A well-made documentary about a compelling subject is always going to be a riveting thing to watch; even more so, when it takes the time to fully investigate the topic at hand and give it time to breathe and tell its story as fully and completely as it deserves.
Secrets of the Saqqara Tomb is given a luxurious two-hour run time to explore a series of discoveries made in the Bubasteion Necropolis, part of the sprawlingly ancient Saqqara Necropolis wherein lies the Step Pyramid aka The Pyramid of Djoser and as the documentary beautifully illuminates, a host of burial sites of great antiquity wait to be resumed from beneath the sands.
The burial chamber that is the subject of this fascinating documentary belonged to Wahtye, a high-ranking priest from the Fifth Dynasty of ancient Egypt, who it appears was rather consumed with his own greatness and not afraid to announce it to the world.
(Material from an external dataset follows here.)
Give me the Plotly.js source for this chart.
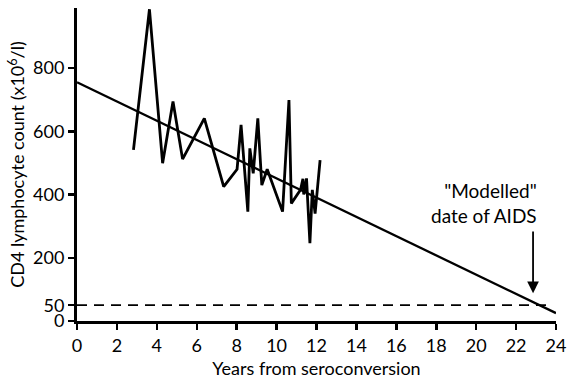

Well, to be fair to those who might enter his tomb, a frighteningly small number you would hope, by way of a slew of hieroglyphics that adorn the chamber, all of them in vividly colourful condition, amazing in and of itself given that the tomb is estimated to be about 4400 years old.
You can likely thank the preserving power of dry desert for this gem whose secrets are unearthed by an Egyptian team of archaeologists who take an enormous amount of pride in taking back the documenting of the country’s heritage from foreign teams.
They are not militant about it but there is a quiet pride in the way in which the people leading and working on the dig go about giving life back to the story of Wahtye who has lain undisturbed for millennia and in a tomb that appears not to have been disturbed at all.
While the discoveries in the shafts of the chamber are impressive (including the only known mummified lion cub), leading to a detective story of epically ancient proportions about what happened to the priest and his family, it’s what happens in and around the discovery that is almost as fascinating.
There is a reverence of sorts to the way in which the mostly men on the team approach their task, given voice quite movingly at times by Hamada, the youngest member of the team who describes the place they are digging in as “quite magical” and a mystical place in which to work.
Keeping it real, he is also honest enough to admit that working down in cramped, hot shafts bringing up skeletons and coffins, many of them adorned with exquisite artwork, is less than glamorous and not something he particularly loves in and of itself.
He is, however, quick to point out, that when you discover the remains of people who died and were buried over 4000 years earlier, who are only now being seen by the living world again, it is intensely moving and something very special of which to be a part.
What makes Secrets of the Saqqara Tomb is that eschews the modern trend in documentaries of breathlessly announcing each and every discovery in a staccato visual style with am almost tabloid hyping of events.
There are times with other documentaries where you just wish they’d be done with the fevered theatrics and just let the discoveries and their attendant story just speak for itself.
Thankfully that is precisely what Secrets of the Saqqara Tomb does throughout, its longer than usual running time giving it the luxury of letting events play out sometimes in real time, so we witness the discovery of a colourful wooden coffin, the careful way that its layers of sand and grit are brushed away and the excitement with which the team, led by Egyptologist Mohammad Mohammad Yousef, greet everything that emerges both from the tomb and the ground around it which reveals treasures in abundance too.
In fact, while the tomb’s unearthing is endlessly compelling, and Secrets of the Saqqara Tomb gives it due time to tell its story, it’s what is found in the sands around it that it exciting too.
It’s these discoveries that almost steal what is already an impressive show.
From beneath the sands emerge small statues of the warrior goddess of healing Sekhmet, a piece of a marble statue that may belong to one found a season or two earlier, and all manner of small statuettes and coffins which makes you wonder what else lies beneath the shifting sands of the necropolis.
If you are even remotely interested in archaeology as a whole, and Egyptology in particular you will find Secrets of the Saqqara Tomb a brilliant way to spend two hours because it allows you time to fully appreciate what has been unearthed.
It’s a lesson to the more manic documentaries out there that try to create a sense of epic, urgent scale by treating the emergence of every discovery as if its a rock star item in the making; what Secrets of the Saqqara Tomb teaches us is that ancient tombs, coffins and statues, and the window they give us on an already-amazing civilisation, are plenty exciting all on their own and don’t get hyped-up razzle-dazzle to make an impact.
In fact, when you allow the artefacts to simply be and to allow their discoverers to tell their story, quietly and with informed reverence and excitement for the task at hand, you end up with a story so immersively captivating that it doesn’t need shiny, fast-paced bells and whistles, happily able to impress on its own unadorned merits and regale with tales of a place and time and person so long removed from the here-and-now and yet no less fascinating for that.
Secrets of the Saqqara Tomb is currently streaming on Netflix.